In his book, The Four Agreements: A Practical Guide to Personal Freedom, Don Ruiz, provides wonderful pieces of advice that will help you find freedom. The book is enlightening, and all individuals in search of true happiness should read it.
Here are seven nuggets of wisdom from the book.
- We Always Domesticate Our Children
According to Don Ruiz, we domesticate our children by punishing them when they go against our rules and rewarding them when they obey us. They then grow up with a belief and behavioral system that was forced upon them.
- Our Belief System Guides Our Thoughts And Actions
We all have a set of beliefs that guide our thoughts and actions. These beliefs determine whether we’ll be positive or negative thinkers, and what we’ll do with our lives.
- Why Your Beliefs Have the Power to Guide You
Your beliefs have the power to guide you because you believe they are true. You completely trust them thus allowing them to determine your thoughts, decisions, and actions.

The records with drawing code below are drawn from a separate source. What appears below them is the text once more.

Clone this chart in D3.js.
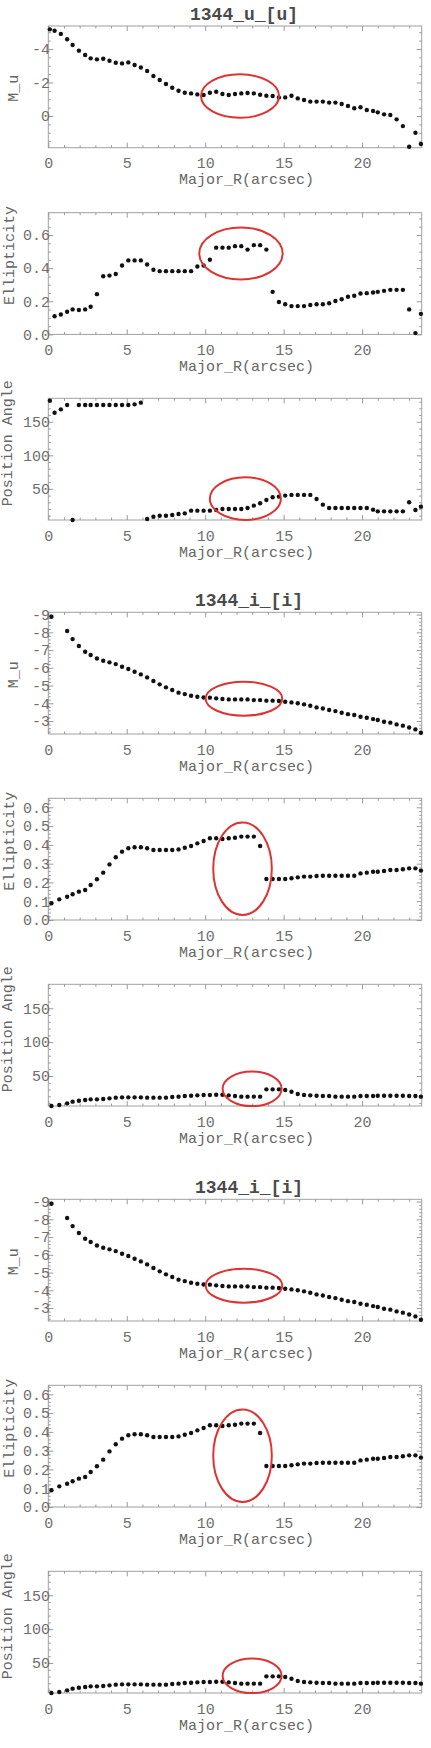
<!DOCTYPE html>
<html>
<head>
<meta charset="utf-8">
<script src="https://cdn.jsdelivr.net/npm/d3@7"></script>
<style>
  body { margin: 0; background: #fff; }
  text { font-family: "Liberation Mono", "DejaVu Sans Mono", monospace; }
</style>
</head>
<body>
<svg id="chart" width="431" height="1748"></svg>
<script>
// radius grids (arcsec)
const radiusU = [0.1, 0.4, 0.8, 1.2, 1.55, 1.95, 2.35, 2.7, 3.1, 3.5, 3.9, 4.3, 4.7, 5.1, 5.5, 5.9, 6.3, 6.7, 7.1, 7.5,
  7.9, 8.3, 8.7, 9.1, 9.5, 9.9, 10.3, 10.7, 11.1, 11.5, 11.9, 12.3, 12.7, 13.1, 13.5, 13.9, 14.3, 14.7, 15.1, 15.5,
  15.9, 16.3, 16.7, 17.1, 17.5, 17.9, 18.3, 18.7, 19.1, 19.5, 19.9, 20.3, 20.7, 21.0, 21.4, 21.8, 22.2, 22.6, 23.0, 23.4, 23.75];
const radiusI = [0.2, 0.7, 1.2, 1.55, 1.95, 2.35, 2.7, 3.1, 3.5, 3.9, 4.3, 4.7, 5.1, 5.5, 5.9, 6.3, 6.7, 7.1, 7.5,
  7.9, 8.3, 8.7, 9.1, 9.5, 9.9, 10.3, 10.7, 11.1, 11.5, 11.9, 12.3, 12.7, 13.1, 13.5, 13.9, 14.3, 14.7, 15.1, 15.5,
  15.9, 16.3, 16.7, 17.1, 17.5, 17.9, 18.3, 18.7, 19.1, 19.5, 19.9, 20.3, 20.7, 21.0, 21.4, 21.8, 22.2, 22.6, 23.0, 23.4, 23.75];

// u band
const muU = [-5.17, -5.09, -4.90, -4.58, -4.24, -3.90, -3.64, -3.44, -3.38, -3.42, -3.30, -3.18, -3.14, -3.20, -3.04,
  -2.89, -2.69, -2.39, -2.15, -1.91, -1.69, -1.51, -1.39, -1.35, -1.29, -1.25, -1.39, -1.45, -1.31, -1.25, -1.31,
  -1.35, -1.37, -1.35, -1.27, -1.21, -1.19, -1.11, -1.11, -1.21, -1.05, -0.96, -0.86, -0.86, -0.86, -0.80, -0.80,
  -0.72, -0.60, -0.46, -0.52, -0.36, -0.30, -0.22, -0.10, -0.06, 0.20, 0.60, 1.83, 1.00, 1.67];
const ellU = [null, 0.11, 0.12, 0.137, 0.151, 0.147, 0.151, 0.167, 0.243, 0.351, 0.355, 0.365, 0.416, 0.447, 0.447,
  0.447, 0.422, 0.39, 0.382, 0.382, 0.382, 0.382, 0.382, 0.382, 0.41, 0.416, 0.451, 0.524, 0.524, 0.524, 0.533,
  0.533, 0.512, 0.539, 0.539, 0.512, 0.257, 0.196, 0.182, 0.171, 0.171, 0.171, 0.178, 0.182, 0.182, 0.188, 0.202,
  0.212, 0.227, 0.233, 0.247, 0.249, 0.253, 0.257, 0.263, 0.269, 0.269, 0.269, 0.151, 0.008, 0.124];
const paU = [181.5, 163.5, 168.5, 175, 3.7, 175, 175, 175, 175, 175, 175, 175, 175, 175, 176, 178.5, 5, 8.5, 10, 10,
  11, 12.5, 13.5, 17.5, 17.5, 17.5, 17.5, 18.5, 20, 20, 20, 20, 21.5, 25, 28.5, 33.5, 37.5, 38.5, 40, 41, 41, 41, 41,
  35, 26.5, 21.5, 21.5, 21.5, 21.5, 21.5, 21.5, 21.5, 19, 16.5, 16.5, 16.5, 16.5, 16.5, 30, 18.5, 23.5];

// i band
const muI = [-8.88, null, -8.08, -7.62, -7.23, -6.91, -6.72, -6.53, -6.40, -6.31, -6.21, -6.06, -5.93, -5.78, -5.63,
  -5.46, -5.26, -5.07, -4.90, -4.75, -4.60, -4.52, -4.43, -4.37, -4.33, -4.32, -4.28, -4.24, -4.22, -4.22, -4.22,
  -4.22, -4.18, -4.18, -4.15, -4.15, -4.13, -4.09, -4.05, -4.00, -3.94, -3.86, -3.77, -3.71, -3.62, -3.56, -3.47,
  -3.39, -3.34, -3.24, -3.19, -3.11, -3.06, -2.96, -2.91, -2.81, -2.74, -2.64, -2.53, -2.34];
const ellI = [0.089, 0.110, 0.124, 0.137, 0.151, 0.160, 0.186, 0.217, 0.252, 0.296, 0.334, 0.364, 0.382, 0.387, 0.387,
  0.382, 0.373, 0.373, 0.373, 0.373, 0.376, 0.385, 0.394, 0.408, 0.421, 0.435, 0.435, 0.431, 0.435, 0.438, 0.444,
  0.444, 0.444, 0.394, 0.218, 0.218, 0.218, 0.218, 0.222, 0.227, 0.231, 0.231, 0.234, 0.236, 0.236, 0.236, 0.236,
  0.236, 0.236, 0.248, 0.252, 0.257, 0.257, 0.261, 0.266, 0.266, 0.270, 0.275, 0.275, 0.263];
const paI = [5.7, 7.1, 9.6, 12.1, 13.5, 14.5, 15.5, 15.5, 16.0, 17.0, 18.0, 18.5, 18.5, 18.5, 18.5, 18.0, 18.0, 18.0,
  18.0, 19.0, 19.5, 20.4, 20.9, 21.4, 21.9, 21.9, 22.4, 22.4, 21.4, 20.4, 19.5, 19.5, 19.5, 19.5, 30.3, 30.3, 30.3,
  29.3, 26.8, 23.4, 21.9, 21.4, 20.9, 20.4, 20.4, 19.5, 19.5, 19.5, 19.5, 20.4, 20.4, 20.4, 20.9, 20.9, 20.9, 20.9,
  20.9, 20.4, 20.4, 19.5, 19.5];

// tick labels
const xTicks = [0, 5, 10, 15, 20];
const muUTicks = [-4, -2, 0];
const muITicks = [-9, -8, -7, -6, -5, -4, -3];
const ellUTicks = [0, 0.2, 0.4, 0.6];
const ellITicks = [0, 0.1, 0.2, 0.3, 0.4, 0.5, 0.6];
const paTicks = [50, 100, 150];

const left = 48.3, right = 421.7, ph = 121.7;
const svg = d3.select('#chart');
const x = d3.scaleLinear().domain([0, 23.8]).range([left, right]);

const intFmt = d => String(d);
const decFmt = d => d.toFixed(1);

const panels = [
  {top: 26, r: radiusU, v: muU, title: '1344_u_[u]', titleX: 244, yDomain: [1.89, -5.37], ticks: muUTicks, minor: 0.5,
   fmt: intFmt, ytitle: 'M_u', ytx: 18, ytdy: 1.5, ell: [12.22, -1.19, 39, 21.7]},
  {top: 212.7, r: radiusU, v: ellU, yDomain: [0, 0.735], ticks: ellUTicks, minor: 0.05,
   fmt: decFmt, ytitle: 'Ellipticity', ytx: 13.5, ytdy: -18, ell: [12.28, 0.489, 41.7, 26]},
  {top: 398.3, r: radiusU, v: paU, yDomain: [3.6, 185], ticks: paTicks, minor: 10,
   fmt: intFmt, ytitle: 'Position Angle', ytx: 12, ytdy: -16, ell: [12.56, 35.5, 35.5, 21.3]}
];
[612.3, 1199.3].forEach(t0 => {
  panels.push(
    {top: t0, r: radiusI, v: muI, title: '1344_i_[i]', titleX: 249, yDomain: [-2.27, -9.13], ticks: muITicks, minor: 0.2,
     fmt: intFmt, ytitle: 'M_u', ytx: 18, ytdy: 1.5, ell: [12.47, -4.26, 38.3, 17]},
    {top: t0 + 186, r: radiusI, v: ellI, yDomain: [0, 0.648], ticks: ellITicks, minor: 0.02,
     fmt: decFmt, ytitle: 'Ellipticity', ytx: 13.5, ytdy: -18, ell: [12.38, 0.273, 29.3, 46.2]},
    {top: t0 + 372, r: radiusI, v: paI, yDomain: [5.7, 185.4], ticks: paTicks, minor: 10,
     fmt: intFmt, ytitle: 'Position Angle', ytx: 12, ytdy: -16, ell: [12.99, 31.1, 29.5, 17.3]}
  );
});

function styleAxis(sel) {
  sel.select('.domain').remove();
  sel.selectAll('line').attr('stroke', '#9a9a9a');
  sel.selectAll('text').attr('fill', '#6e6e6e').style('font-size', '15px');
}

function drawPanel(p) {
  const bottom = p.top + ph;
  const y = d3.scaleLinear().domain(p.yDomain).range([bottom, p.top]);
  const g = svg.append('g');

  g.append('rect')
    .attr('x', left).attr('y', p.top)
    .attr('width', right - left).attr('height', ph)
    .attr('fill', 'none').attr('stroke', '#a0a0a0').attr('stroke-width', 1);

  // minor ticks
  const xMinor = d3.range(1, 24).filter(t => t % 5 !== 0);
  const lo = Math.min(...p.yDomain), hi = Math.max(...p.yDomain);
  const yMinor = d3.range(Math.ceil(lo / p.minor) * p.minor, hi, p.minor)
    .filter(t => !p.ticks.some(m => Math.abs(m - t) < p.minor / 10));

  const minorAxes = [
    [d3.axisBottom(x).tickValues(xMinor), `translate(0,${bottom})`],
    [d3.axisTop(x).tickValues(xMinor), `translate(0,${p.top})`],
    [d3.axisLeft(y).tickValues(yMinor), `translate(${left},0)`],
    [d3.axisRight(y).tickValues(yMinor), `translate(${right},0)`]
  ];
  minorAxes.forEach(([ax, tr]) => {
    g.append('g').attr('transform', tr)
      .call(ax.tickSizeInner(-2.5).tickSizeOuter(0).tickFormat(''))
      .call(styleAxis);
  });

  // major ticks + labels
  g.append('g').attr('transform', `translate(0,${bottom})`)
    .call(d3.axisBottom(x).tickValues(xTicks).tickSizeInner(-5).tickSizeOuter(0).tickPadding(10).tickFormat(intFmt))
    .call(styleAxis);
  g.append('g').attr('transform', `translate(0,${p.top})`)
    .call(d3.axisTop(x).tickValues(xTicks).tickSizeInner(-5).tickSizeOuter(0).tickFormat(''))
    .call(styleAxis);
  g.append('g').attr('transform', `translate(${left},0)`)
    .call(d3.axisLeft(y).tickValues(p.ticks).tickSizeInner(-5).tickSizeOuter(0).tickPadding(-1.7).tickFormat(p.fmt))
    .call(styleAxis);
  g.append('g').attr('transform', `translate(${right},0)`)
    .call(d3.axisRight(y).tickValues(p.ticks).tickSizeInner(-5).tickSizeOuter(0).tickFormat(''))
    .call(styleAxis);

  // axis titles
  g.append('text')
    .attr('x', 246.5).attr('y', bottom + 36.5)
    .attr('text-anchor', 'middle')
    .attr('fill', '#666').style('font-size', '15px')
    .text('Major_R(arcsec)');
  const cy = p.top + ph / 2 + p.ytdy;
  g.append('text')
    .attr('transform', `translate(${p.ytx},${cy}) rotate(-90)`)
    .attr('text-anchor', 'middle')
    .attr('fill', '#666').style('font-size', '15px')
    .text(p.ytitle);

  if (p.title) {
    g.append('text')
      .attr('x', p.titleX).attr('y', p.top - 6)
      .attr('text-anchor', 'middle')
      .attr('fill', '#4a4a4a').style('font-size', '18px').style('font-weight', 'bold')
      .text(p.title);
  }

  // points
  const pts = p.r.map((r, i) => ({r: r, v: p.v[i]})).filter(d => d.v !== null && d.v !== undefined);
  g.selectAll('circle.pt')
    .data(pts)
    .enter().append('circle')
    .attr('class', 'pt')
    .attr('cx', d => x(d.r))
    .attr('cy', d => y(d.v))
    .attr('r', 2.2)
    .attr('fill', '#111');

  // red ellipse
  g.append('ellipse')
    .attr('cx', x(p.ell[0])).attr('cy', y(p.ell[1]))
    .attr('rx', p.ell[2]).attr('ry', p.ell[3])
    .attr('fill', 'none').attr('stroke', '#dd3333').attr('stroke-width', 2);
}

panels.forEach(drawPanel);
</script>
</body>
</html>
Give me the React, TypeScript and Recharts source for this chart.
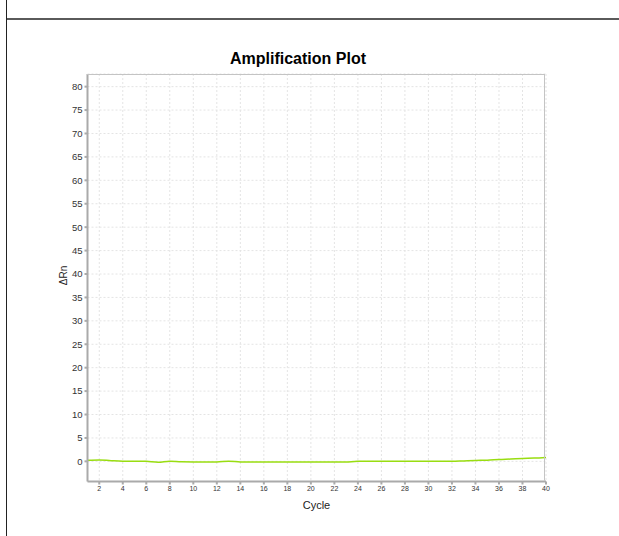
import React from "react";
import { LineChart, Line, XAxis, YAxis, CartesianGrid } from "recharts";

const cycles = [1,2,3,4,5,6,7,8,9,10,11,12,13,14,15,16,17,18,19,20,21,22,23,24,25,26,27,28,29,30,31,32,33,34,35,36,37,38,39,40];
const deltaRn = [0.25,0.3,0.15,0.05,0.05,0.0,-0.2,0.05,-0.1,-0.12,-0.12,-0.12,0.05,-0.12,-0.15,-0.15,-0.15,-0.15,-0.15,-0.15,-0.15,-0.15,-0.12,0.0,0.0,0.0,0.0,0.0,0.0,0.0,0.0,0.0,0.1,0.2,0.25,0.4,0.5,0.62,0.7,0.85];
const xTicks = [2,4,6,8,10,12,14,16,18,20,22,24,26,28,30,32,34,36,38,40];
const yTicks = [0,5,10,15,20,25,30,35,40,45,50,55,60,65,70,75,80];

const data = cycles.map((c, i) => ({ cycle: c, rn: deltaRn[i] }));

const font = "'Liberation Sans', Arial, sans-serif";

export default function App() {
  return (
    <div style={{ position: "relative", width: 611, height: 520 }}>
      <div style={{ position: "fixed", left: 6, top: 0, width: 1, height: 536, background: "#222", zIndex: 5 }} />
      <div style={{ position: "fixed", left: 7, top: 18, width: 612, height: 2, background: "#5a5a5a", zIndex: 5 }} />
      <div style={{ position: "absolute", left: 0, width: 580, top: 42, textAlign: "center", fontFamily: font, fontWeight: "bold", fontSize: 16, color: "#000" }}>
        Amplification Plot
      </div>
      <div style={{ position: "absolute", left: 280, width: 57, top: 491, textAlign: "center", fontFamily: font, fontSize: 11, color: "#222" }}>
        Cycle
      </div>
      <div style={{ position: "absolute", left: 40, top: 262, width: 30, textAlign: "center", transform: "rotate(-90deg)", fontFamily: font, fontSize: 10, color: "#222" }}>
        ΔRn
      </div>
      <LineChart
        width={600}
        height={520}
        data={data}
        margin={{ top: 66, left: 39.5, right: 62, bottom: 16.5 }}
      >
        <CartesianGrid stroke="#e4e4e4" strokeDasharray="2 2" />
        <XAxis
          dataKey="cycle"
          type="number"
          domain={[1, 40]}
          ticks={xTicks}
          height={30}
          interval={0}
          tickSize={3}
          stroke="#aaaaaa"
          strokeWidth={2}
          tick={{ fontSize: 7, fill: "#333", fontFamily: font }}
          allowDataOverflow
        />
        <YAxis
          type="number"
          domain={[-4.3, 82.7]}
          ticks={yTicks}
          width={40}
          interval={0}
          tickSize={3}
          stroke="#aaaaaa"
          strokeWidth={2}
          tick={{ fontSize: 9.5, fill: "#333", fontFamily: font }}
          allowDataOverflow
        />
        <Line
          type="monotone"
          dataKey="rn"
          stroke="#99dd11"
          strokeWidth={1.5}
          dot={false}
          isAnimationActive={false}
        />
      </LineChart>
      <div style={{ position: "absolute", left: 79, top: 66, width: 458, height: 407, borderTop: "1px solid #c4c4c4", borderRight: "1px solid #c4c4c4", pointerEvents: "none", boxSizing: "border-box" }} />
    </div>
  );
}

- Our Biggest Fear is to Be Authentic
We avoid showing the world our true nature because our biggest fear is to be ourselves. Little do we know that most people who achieve personal freedom and true success are authentic. They never fear expressing who they truly are.
- Be Careful With Your Word
You must be careful with your word because it influences other people’s actions and attitudes. Your friend can start loving herself passionately if you constantly tell her that she is a wonderful being. Conversely, the same friend can dislike herself if you constantly tell her that she’s an ugly loser.
- Don’t Take Things Personally
Taking things people say personally shows that you agree with what they say. Stop agreeing with everything people say about you because whatever people say comes from their personal viewpoint. It’s all about them, and not you.
Taking things personally will waste your time and energy because you’ll keep thinking why some people said some things about you, and how you’ll get back at them.
- Stop Making Assumptions
Most of us make assumptions that eventually hurt us. For instance, we love making assumptions about our friends, spouses, and relatives. We assume they know what hurts and what doesn’t hurt us, and we get offended when they do something that hurts us.
- Always Do Your Best
Do your best because by doing so you’ll avoid guilt and regret as you’ll love yourself, and you’ll be fruitful. Don Ruiz defines doing your best as enjoying the action you take without expecting rewards. You, therefore, know that you are doing your best when you are working while not thinking about payday.